What to Cook This Weekend: Liquid Air Conditioning
Senior editor Chris Cohen’s summertime ritual: fridging the booze and keeping cool with low-ABV drinks
Each summer I mark the first truly hot day with a grim ritual: The wine that I’ve stashed in the coolest part of my kitchen cupboard goes straight into the refrigerator. Reds and whites, sherry, and Champagne, all of it. My dinky window air conditioner is not up to the task of keeping my small Brooklyn apartment cool, and exposure to temperatures over 80 degrees or so leads to “cooked” flavors: sugarplums and cherry preserves (but in, you know, a bad way). Cramming my crisper drawer with Beaujolais and St. Joseph isn’t an ideal solution (the low humidity and vibrations aren’t great long-term), but it’s better than nothing.
Each year I wish I were smart enough to just drink up my stash before it gets to this point, because I'm much more excited about drinking beer when things get sticky. Lightly sour goses and finely bitter European-style pilsners reward big, refreshing, gulps: they taste great freezing-cold and don't have so much alcohol that you'll immediately need a nap.
Stretching a beer with a mixer and maybe even some ice is an even better way to avoid the nap problem.
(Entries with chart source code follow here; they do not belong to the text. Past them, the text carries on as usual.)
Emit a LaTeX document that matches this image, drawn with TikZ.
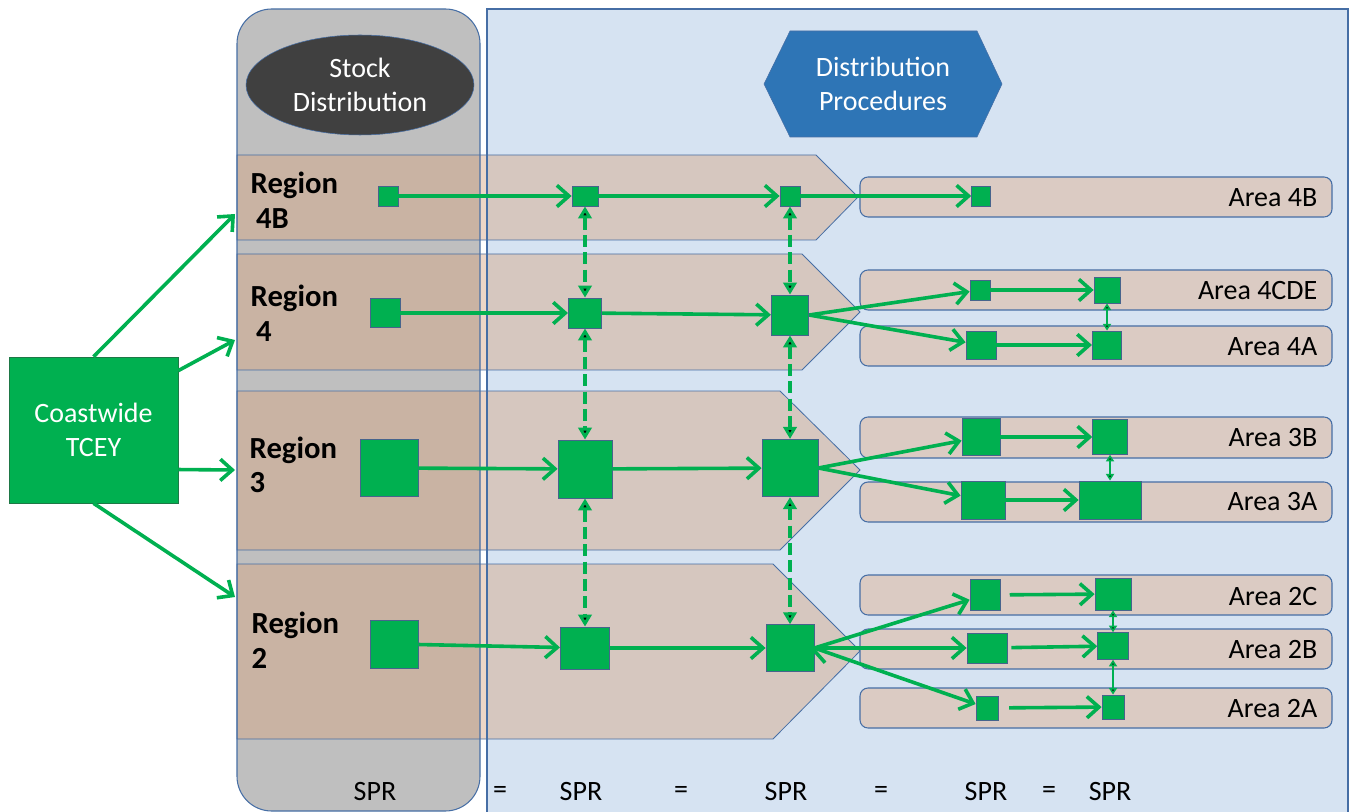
\documentclass[tikz,border=0pt]{standalone}
\usepackage{fontspec}
\setmainfont{Carlito}
\usetikzlibrary{arrows.meta}
\usetikzlibrary{shapes.geometric}

\definecolor{tgreen}{RGB}{0,176,80}
\definecolor{sqedge}{RGB}{70,100,140}
\definecolor{cwedge}{RGB}{30,120,70}
\definecolor{panelgray}{RGB}{191,191,191}
\definecolor{panelblue}{RGB}{214,227,242}
\definecolor{paneledge}{RGB}{70,110,165}
\definecolor{bandbrown}{RGB}{215,165,130}
\definecolor{areabrown}{RGB}{219,203,195}
\definecolor{ovaldark}{RGB}{64,64,64}
\definecolor{hexblue}{RGB}{46,117,182}

\begin{document}
\begin{tikzpicture}[x=0.75pt,y=-0.75pt,
        sq/.style = {draw=sqedge,fill=tgreen,line width=0.6pt,inner sep=0pt},
        flow/.style = {draw=tgreen,line width=2.7pt,
            -{Straight Barb[length=9pt,width=16pt]}},
        link/.style = {draw=tgreen,line width=2.8pt,dash pattern=on 9pt off 4pt,
            {Triangle[length=9pt,width=10pt]}-{Triangle[length=9pt,width=10pt]}},
        tie/.style = {draw=tgreen,line width=1.6pt,
            {Triangle[length=5pt,width=6pt]}-{Triangle[length=5pt,width=6pt]}},
        band/.style = {draw=paneledge,line width=0.6pt,fill=bandbrown,fill opacity=0.45},
        area/.style = {draw=paneledge,line width=0.8pt,fill=areabrown,rounded corners=6pt},
        reglbl/.style = {anchor=west,align=left,font=\fontsize{23}{26}\selectfont\bfseries},
        arealbl/.style = {anchor=east,font=\fontsize{21}{25}\selectfont},
        txt/.style = {font=\fontsize{21}{25}\selectfont}]
    \useasboundingbox (0,0) rectangle (1351,812);

    % panels
    \fill[panelblue] (487,9) rectangle (1348,812);
    \fill[panelgray,rounded corners=26pt] (237,9) rectangle (480,811);
    \node[draw=paneledge,fill=ovaldark,ellipse,minimum width=171pt,minimum height=75pt,
        text=white,align=center,txt] (stock) at (360,85) {Stock\\Distribution};
    \draw[draw=paneledge,fill=hexblue] (764,84) -- (790,31) -- (977,31) -- (1002,84)
        -- (977,137) -- (790,137) -- cycle;
    \node[text=white,align=center,txt] (proc) at (883,84) {Distribution\\Procedures};

    % region bands
    \draw[band] (237,155) -- (816,155) -- (858,197) -- (816,240) -- (237,240) -- cycle;
    \draw[band] (237,254) -- (802,254) -- (860,312) -- (802,370) -- (237,370) -- cycle;
    \draw[band] (237,391) -- (780,391) -- (860,470) -- (780,550) -- (237,550) -- cycle;
    \draw[band] (237,564) -- (773,564) -- (860,651) -- (773,739) -- (237,739) -- cycle;
    \draw[paneledge,line width=0.8pt] (487,812) -- (487,9) -- (1348,9) -- (1348,812);
    \draw[paneledge,line width=0.8pt,rounded corners=26pt] (237,9) rectangle (480,811);

    % area bars
    \draw[area] (860,177) rectangle (1332,217);
    \draw[area] (860,270) rectangle (1332,310);
    \draw[area] (860,326) rectangle (1332,366);
    \draw[area] (860,417) rectangle (1332,458);
    \draw[area] (860,482) rectangle (1332,522);
    \draw[area] (860,575) rectangle (1332,615);
    \draw[area] (860,629) rectangle (1332,669);
    \draw[area] (860,688) rectangle (1332,728);

    % labels
    \node[reglbl] (l4B) at (246,200) {Region\\\hspace{4pt}4B};
    \node[reglbl] (l4) at (246,313) {Region\\\hspace{4pt}4};
    \node[reglbl] (l3) at (245,465) {Region\\3};
    \node[reglbl] (l2) at (247,640) {Region\\2};
    \node[arealbl] (t4B) at (1322,198) {Area 4B};
    \node[arealbl] (t4CDE) at (1322,291) {Area 4CDE};
    \node[arealbl] (t4A) at (1322,347) {Area 4A};
    \node[arealbl] (t3B) at (1322,438) {Area 3B};
    \node[arealbl] (t3A) at (1322,502) {Area 3A};
    \node[arealbl] (t2C) at (1322,597) {Area 2C};
    \node[arealbl] (t2B) at (1322,650) {Area 2B};
    \node[arealbl] (t2A) at (1322,709) {Area 2A};

    \node[draw=cwedge,fill=tgreen,minimum width=126.75pt,minimum height=109.5pt,
        text=white,align=center,txt] (cw) at (93.5,430) {Coastwide\\TCEY};
    \coordinate (in4B) at (235,214);
    \coordinate (in4) at (235,340);
    \coordinate (in3) at (235,470);
    \coordinate (in2) at (235,597);

    % squares
    \node[sq,minimum width=15pt,minimum height=15pt] (r4Ba) at (388,196) {};
    \node[sq,minimum width=19.5pt,minimum height=15pt] (r4Bb) at (585,196) {};
    \node[sq,minimum width=15pt,minimum height=15pt] (r4Bc) at (790,196) {};
    \node[sq,minimum width=14pt,minimum height=15pt] (a4B) at (981,196) {};
    \node[sq,minimum width=22.5pt,minimum height=22pt] (r4a) at (385,313) {};
    \node[sq,minimum width=25pt,minimum height=22.5pt] (r4b) at (585,313) {};
    \node[sq,minimum width=28pt,minimum height=30pt] (r4c) at (790,315) {};
    \node[sq,minimum width=15pt,minimum height=15pt] (a4CDEa) at (980,290) {};
    \node[sq,minimum width=19.5pt,minimum height=19.5pt] (a4CDEb) at (1107,290) {};
    \node[sq,minimum width=22.5pt,minimum height=21pt] (a4Aa) at (981,345) {};
    \node[sq,minimum width=22pt,minimum height=21pt] (a4Ab) at (1107,345) {};
    \node[sq,minimum width=43.5pt,minimum height=43pt] (r3a) at (389,468) {};
    \node[sq,minimum width=40.5pt,minimum height=43.5pt] (r3b) at (585,469) {};
    \node[sq,minimum width=42pt,minimum height=43pt] (r3c) at (790,468) {};
    \node[sq,minimum width=28.5pt,minimum height=28pt] (a3Ba) at (981,437) {};
    \node[sq,minimum width=26pt,minimum height=26pt] (a3Bb) at (1110,437) {};
    \node[sq,minimum width=33pt,minimum height=28.5pt] (a3Aa) at (983,500) {};
    \node[sq,minimum width=46.5pt,minimum height=28.5pt] (a3Ab) at (1110,500) {};
    \node[sq,minimum width=36pt,minimum height=36pt] (r2a) at (394,644) {};
    \node[sq,minimum width=37pt,minimum height=31.5pt] (r2b) at (585,648) {};
    \node[sq,minimum width=36pt,minimum height=35pt] (r2c) at (790,648) {};
    \node[sq,minimum width=22.5pt,minimum height=23pt] (a2Ca) at (985,595) {};
    \node[sq,minimum width=27pt,minimum height=24pt] (a2Cb) at (1113,594) {};
    \node[sq,minimum width=30pt,minimum height=22.5pt] (a2Ba) at (987,648) {};
    \node[sq,minimum width=23pt,minimum height=20pt] (a2Bb) at (1113,646) {};
    \node[sq,minimum width=16.5pt,minimum height=18pt] (a2Aa) at (987,708) {};
    \node[sq,minimum width=16.5pt,minimum height=18pt] (a2Ab) at (1113,707) {};

    % connectors
    \path[flow]
        (cw.north) edge (in4B)
        (cw.35) edge (in4)
        (cw.-25) edge (in3)
        (cw.south) edge (in2)
        (r4Ba) edge (r4Bb)
        (r4Bb) edge (r4Bc)
        (r4Bc) edge (a4B)
        (r4a) edge (r4b)
        (r4b) edge (r4c)
        (r4c.east) edge (a4CDEa)
        (r4c.east) edge (a4Aa)
        (a4CDEa) edge (a4CDEb)
        (a4Aa) edge (a4Ab)
        (r3a) edge (r3b)
        (r3b) edge (r3c)
        (r3c.east) edge (a3Ba)
        (r3c.east) edge (a3Aa)
        (a3Ba) edge (a3Bb)
        (a3Aa) edge (a3Ab)
        (r2a) edge (r2b)
        (r2b) edge (r2c)
        (r2c.east) edge (a2Ca)
        (r2c.east) edge (a2Ba)
        (r2c.east) edge (a2Aa)
        (a2Ca) edge[shorten <=7pt] (a2Cb)
        (a2Ba) edge[shorten <=3pt] (a2Bb)
        (a2Aa) edge[shorten <=8pt] (a2Ab);
    \path[link]
        (r4Bb) edge (r4b)
        (r4b) edge (r3b)
        (r3b) edge (r2b)
        (r4Bc) edge (r4c)
        (r4c) edge (r3c)
        (r3c) edge (r2c);
    \path[tie]
        (a4CDEb) edge (a4Ab)
        (a3Bb) edge (a3Ab)
        (a2Cb) edge (a2Bb)
        (a2Bb) edge (a2Ab);

    % bottom row
    \node[txt] (spr1) at (375,792) {SPR};
    \node[txt] (eq1) at (500,792) {=};
    \node[txt] (spr2) at (581,792) {SPR};
    \node[txt] (eq2) at (681,792) {=};
    \node[txt] (spr3) at (786,792) {SPR};
    \node[txt] (eq3) at (881,792) {=};
    \node[txt] (spr4) at (986,792) {SPR};
    \node[txt] (eq4) at (1049,792) {=};
    \node[txt] (spr5) at (1110,792) {SPR};
\end{tikzpicture}
\end{document}
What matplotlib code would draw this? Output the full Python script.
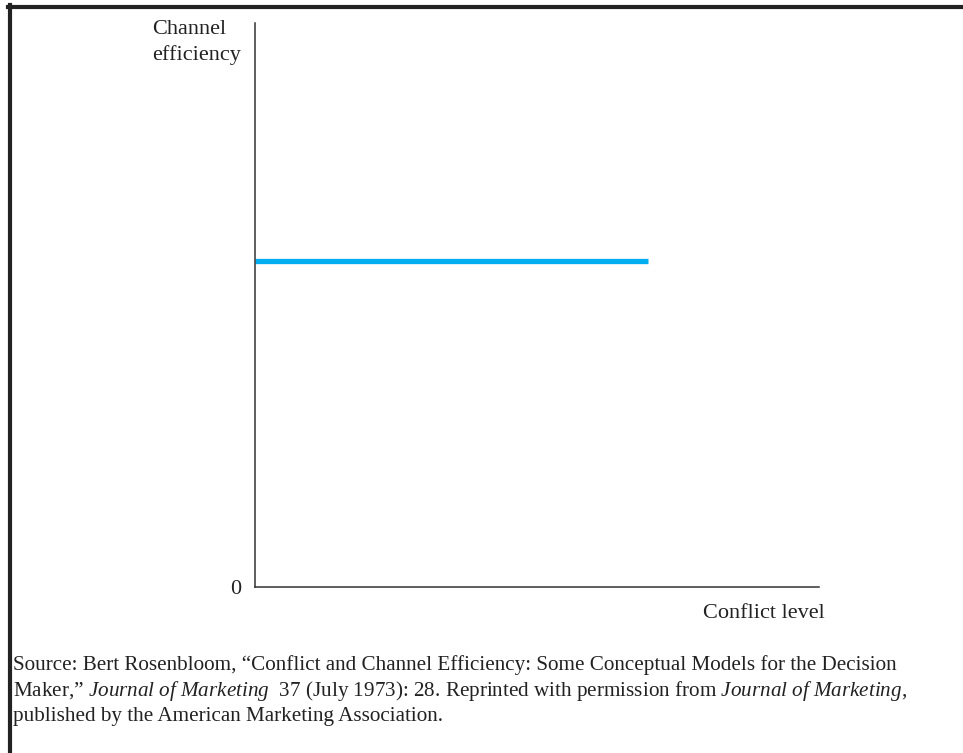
import matplotlib.pyplot as plt
from matplotlib.lines import Line2D

# data
conflict = [0, 6.97]
efficiency = [5.78, 5.78]

serif = ['Liberation Serif', 'DejaVu Serif']
plt.rcParams['font.family'] = serif
plt.rcParams['mathtext.fontset'] = 'custom'
plt.rcParams['mathtext.rm'] = 'Liberation Serif'
plt.rcParams['mathtext.it'] = 'Liberation Serif:italic'

fig = plt.figure(figsize=(9.63, 7.53), dpi=100)
ax = fig.add_axes([255 / 963, 1 - 587 / 753, (819 - 255) / 963, (587 - 23) / 753])

ax.plot(conflict, efficiency, color='#00aeef', lw=3.8, solid_capstyle='butt')
ax.set_xlim(0, 10)
ax.set_ylim(0, 10)

for s in ['top', 'right']:
    ax.spines[s].set_visible(False)
for s in ['left', 'bottom']:
    ax.spines[s].set_color('#333333')
    ax.spines[s].set_linewidth(1.1)
ax.set_xticks([])
ax.set_yticks([])

ax.text(-0.025, -0.004, '0', transform=ax.transAxes, ha='right', va='center', fontsize=16, color='#222222')
fig.text(152 / 963, 1 - 20 / 753, 'Channel\nefficiency', ha='left', va='top', fontsize=16,
         color='#222222', linespacing=1.4)
fig.text(825 / 963, 1 - 613 / 753, 'Conflict level', ha='right', va='center', fontsize=16, color='#222222')

fig.text(13 / 963, 1 - 655 / 753,
         'Source: Bert Rosenbloom, \u201cConflict and Channel Efficiency: Some Conceptual Models for the Decision\n'
         'Maker,\u201d $\\it{Journal\\ of\\ Marketing}$  37 (July 1973): 28. Reprinted with permission from '
         '$\\it{Journal\\ of\\ Marketing}$,\n'
         'published by the American Marketing Association.',
         ha='left', va='top', fontsize=15.2, color='#222222', linespacing=1.25)

# page frame: top and left rules
fig.add_artist(Line2D([10 / 963, 10 / 963], [0, 1 - 5 / 753], color='#222222', lw=3, transform=fig.transFigure))
fig.add_artist(Line2D([8 / 963, 1], [1 - 7 / 753, 1 - 7 / 753], color='#222222', lw=3, transform=fig.transFigure))

fig.savefig('out.png', dpi=100)
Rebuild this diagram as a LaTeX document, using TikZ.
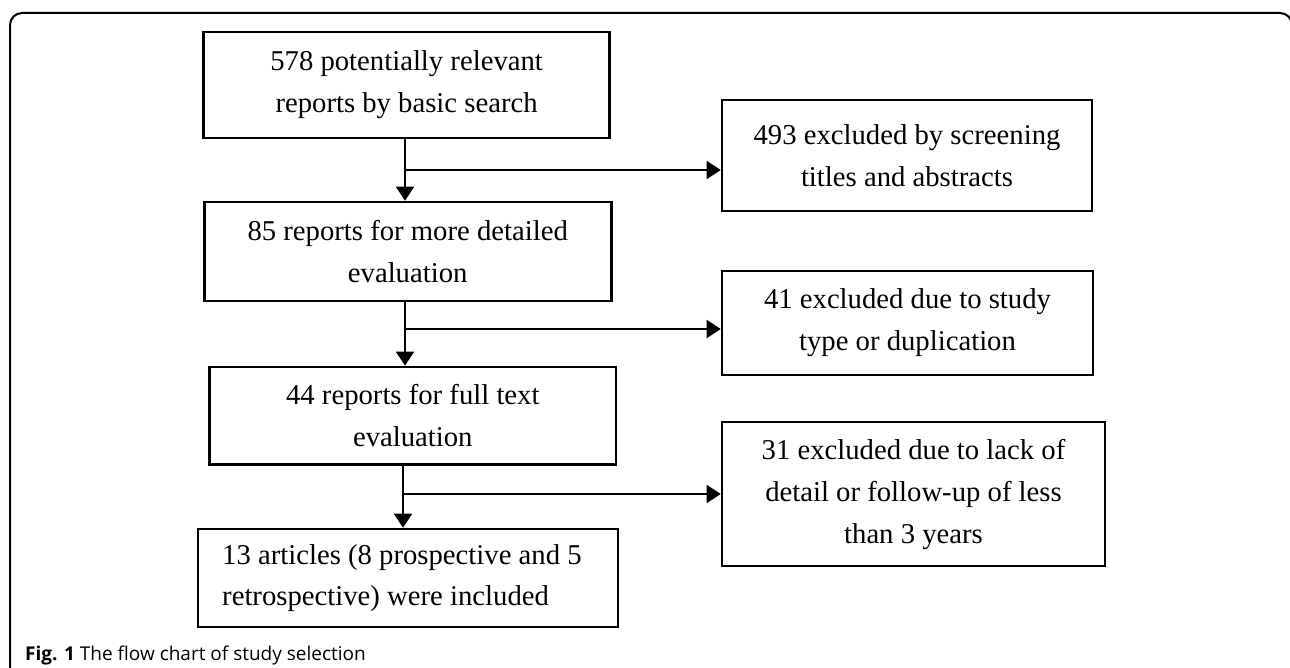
\documentclass[tikz,border=0pt]{standalone}
\usepackage{fontspec}
\setmainfont{Liberation Serif}
\newfontfamily\capfont{Open Sans}
\usetikzlibrary{arrows.meta}
\begin{document}
\begin{tikzpicture}[x=1pt,y=-1pt,
  box/.style={draw=black, line width=2.6pt, rectangle, inner sep=0pt, align=center,
    font=\fontsize{28.7}{42}\selectfont},
  arr/.style={draw=black, line width=2pt, -{Triangle[length=14pt,width=18pt]}},
  frame/.style={draw=black, line width=2pt, rounded corners=12pt}]
\useasboundingbox (0,0) rectangle (1290,668);
\begin{scope}
\clip (0,0) rectangle (1290,668);
\draw[frame] (10,700) -- (10,13) -- (1292,13) -- (1292,700);
\end{scope}
% left column
\node[box, minimum width=406pt, minimum height=106pt] (b1) at (406.6,85) {578 potentially relevant\\reports by basic search};
\node[box, minimum width=407pt, minimum height=99pt] (b2) at (407.7,251.5) {85 reports for more detailed\\evaluation};
\node[box, minimum width=406.5pt, minimum height=97.5pt] (b3) at (412.8,415.7) {44 reports for full text\\evaluation};
\node[box, minimum width=420pt, minimum height=98pt] (b4) at (408,578) {};
\node[anchor=west, inner sep=0pt, align=left, font=\fontsize{28.7}{41}\selectfont] (b4t) at (222,578) {13 articles (8 prospective and 5\\retrospective) were included};
% right column
\node[box, minimum width=370pt, minimum height=111pt] (r1) at (907,155.5) {493 excluded by screening\\titles and abstracts};
\node[box, minimum width=371pt, minimum height=104pt] (r2) at (907.5,323) {41 excluded due to study\\type or duplication};
\node[box, minimum width=383pt, minimum height=144pt] (r3) at (913.5,494) {31 excluded due to lack of\\detail or follow-up of less\\than 3 years};
% junctions
\coordinate (j1) at (405,170);
\coordinate (j2) at (405,329);
\coordinate (j3) at (403,494);
\draw[arr] (b1.south -| j1) -- (b2.north -| j1);
\draw[arr] (j1) -- (r1.west |- j1);
\draw[arr] (b2.south -| j2) -- (b3.north -| j2);
\draw[arr] (j2) -- (r2.west |- j2);
\draw[arr] (b3.south -| j3) -- (b4.north -| j3);
\draw[arr] (j3) -- (r3.west |- j3);
% caption
\node[anchor=base west, inner sep=0pt, font=\capfont\fontsize{19}{22}\selectfont] (cap) at (25,660) {\textbf{Fig. 1} The flow chart of study selection};
\end{tikzpicture}
\end{document}
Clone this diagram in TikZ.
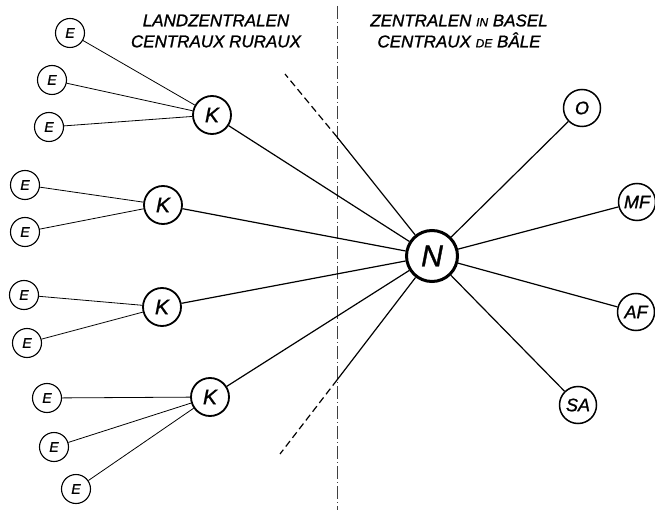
\documentclass[tikz,border=0pt]{standalone}
\usepackage{fontspec}
\setmainfont{Liberation Sans}[FakeBold=1.2]
\begin{document}
\begin{tikzpicture}[x=1pt,y=-1pt,
  enode/.style={circle,draw,line width=1.1pt,minimum size=29pt,inner sep=0pt,font=\itshape\fontsize{14}{14}\selectfont},
  knode/.style={circle,draw,line width=1.8pt,minimum size=38pt,inner sep=0pt,font=\itshape\fontsize{21}{21}\selectfont},
  nnode/.style={circle,draw,line width=3pt,minimum size=51pt,inner sep=0pt,font=\itshape\fontsize{30}{30}\selectfont},
  cnode/.style={circle,draw,line width=1.5pt,minimum size=37pt,inner sep=0pt,font=\itshape\fontsize{18}{18}\selectfont},
  label/.style={align=center,inner sep=0pt,font=\itshape\fontsize{17}{21}\selectfont},
  elink/.style={line width=0.8pt},
  mlink/.style={line width=1.2pt},
  bound/.style={line width=1.2pt,dash pattern=on 7pt off 4pt},
  axis/.style={line width=0.6pt,black!75,dash pattern=on 13pt off 3pt on 1pt off 3pt}]
\useasboundingbox (0,0) rectangle (655,510);
\fill[white] (0,0) rectangle (655,510);

% central node
\node[nnode] (N) at (432,256) {N};

% K nodes
\node[knode] (K1) at (212,115) {K};
\node[knode] (K2) at (163,205) {K};
\node[knode] (K3) at (162,307) {K};
\node[knode] (K4) at (210,397) {K};

% E nodes
\node[enode] (E1) at (70,33) {E};
\node[enode] (E2) at (52,80) {E};
\node[enode] (E3) at (49,127) {E};
\node[enode] (E4) at (25,185) {E};
\node[enode] (E5) at (25,232) {E};
\node[enode] (E6) at (24,295) {E};
\node[enode] (E7) at (27,343) {E};
\node[enode] (E8) at (47,398) {E};
\node[enode] (E9) at (54,447) {E};
\node[enode] (E10) at (76,489) {E};

% Basel nodes
\node[cnode] (O) at (582,108) {O};
\node[cnode] (MF) at (637,202) {MF};
\node[cnode] (AF) at (636,312) {AF};
\node[cnode] (SA) at (578,405) {SA};

% labels
\node[label] (land) at (216,31) {LANDZENTRALEN\\CENTRAUX RURAUX};
\node[label] (basel) at (459,31) {ZENTRALEN {\fontsize{12}{12}\selectfont IN} BASEL\\CENTRAUX {\fontsize{12}{12}\selectfont DE} BÂLE};

% division line
\coordinate (ax1) at (337,6);
\coordinate (ax2) at (337,510);
\draw[axis] (ax1) -- (ax2);

% boundary lines
\coordinate (b1) at (337,137);
\coordinate (b1e) at (285,74);
\coordinate (b2) at (337,380);
\coordinate (b2e) at (280,454);
\draw[mlink] (N) -- (b1);
\draw[bound] (b1) -- (b1e);
\draw[mlink] (N) -- (b2);
\draw[bound] (b2) -- (b2e);

% links
\foreach \e/\k in {E1/K1,E2/K1,E3/K1,E4/K2,E5/K2,E6/K3,E7/K3,E8/K4,E9/K4,E10/K4}
  \draw[elink] (\e) -- (\k);
\foreach \k in {K1,K2,K3,K4,O,MF,AF,SA}
  \draw[mlink] (N) -- (\k);
\end{tikzpicture}
\end{document}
Adding lemon soda to make a radler is a classic for a reason, stirring in Coke for what the Germans call a "diesel" is much better than it sounds, and sitting with a michelada in front of a fan after a run on a hot day is the closest thing to nirvana as I think I'll ever personally experience.
Beyond the what to drink when it’s unbearably hot, there’s the where, and the answer is obviously somewhere outside. This is easy if you live someplace where people have yards. In New York, we have to improvise. I’ve heard a convincing argument that the best place to drink beer in the city is not a beer-nerd Valhallas like Tørst or Three’s Brewing, but the top deck of the Staten Island Ferry—the breeze is nice, they sell tallboys, and everyone turns a blind eye as long as you keep it in a paper bag.
Elsewhere, in the city’s parks and waterfront promenades, more serious camouflage is called for. An upcycled Coke-can disguise can withstand some pretty close scrutiny—Search eBay for “beer sleeve” and tell ‘em Chris sent you. Not that it’s a huge deal if you do get busted: Drinking in public used to be the kind of thing that could earn you a night in jail, but these days the ticket’s only $25. Think of it as the city’s corkage fee.